Оригинал взят у languagehat в PYAZHNIN.
I've started Moscow, 1937 by Karl Schlögel, a book I'm enjoying every bit as much as I'd anticipated—it's just the kind of blend of literary, cultural, and political history, with constant references to geography (and a nice annotated map of Moscow on the endpapers), that I love. It opens with a bird's-eye conspectus of the city in a chapter called "Navigation: Margarita's Flight" (from the novel I posted about here), which leads to a discussion of "Bulgakov's Moscow," in the course of which Schlögel mentions "N. Piashnin's apartment in Savelevskii pereulok 12, the meeting place of the literary Moscow of the end of the 1920s." Well, I'm extremely interested in the literary Moscow of the 1920s, so of course I wanted to know who this N. Piashnin was. Unfortunately, Google could find no trace of any Piashnin or Pyashnin, and I didn't have any better luck with Пяшнин. Fortunately, it occurred to me that this "sh" might be a Germanized version of Russian ж, normally rendered in English by "zh" (see this cri de coeur from the very first week of LH), and with a little detective work I turned up this page on Bulgakov from Москва энциклопедия (clearly Schlögel's source), which says "на квартире Н.Н. Пяжнина (так называемые пяжнинские чтения, куда съезжалась вся литературная Москва 20—30-х гг.; Савельевский переулок, 12)" [in the apartment of N. N. Pyazhnin (the so-called Pyazhnin readings, which all literary Moscow of the '20s-'30s attended; Savelevsky pereulok, 12)]. But there is no other record of this "N. N. Pyazhnin"! In fact, if you google the surname you get "Your search - Пяжнин - did not match any documents." So I turn to the Varied Reader: does anybody happen to know what literary figure is being referred to here? Or is this a Russian Mountweazel?

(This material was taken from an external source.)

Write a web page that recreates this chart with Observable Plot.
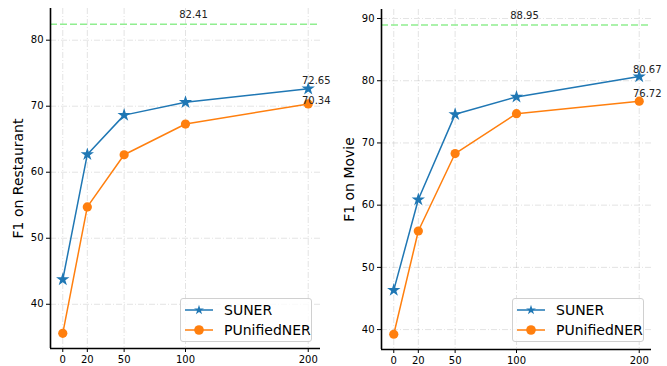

Update. OK, I think I've solved part of the puzzle. It turns out that Bulgakov's close friend N. N. Lyamin (Булгаковская Энциклопедия entry for Лямин Николай Николаевич) lived at Savelevskii pereulok 12 with his wife Natalia Ushakova. The nonexistent name "Pyazhnin" is clearly a distortion of Lyamin. But how and why did the distortion creep in? At any rate, it just goes to show you can't trust any information without double-checking it.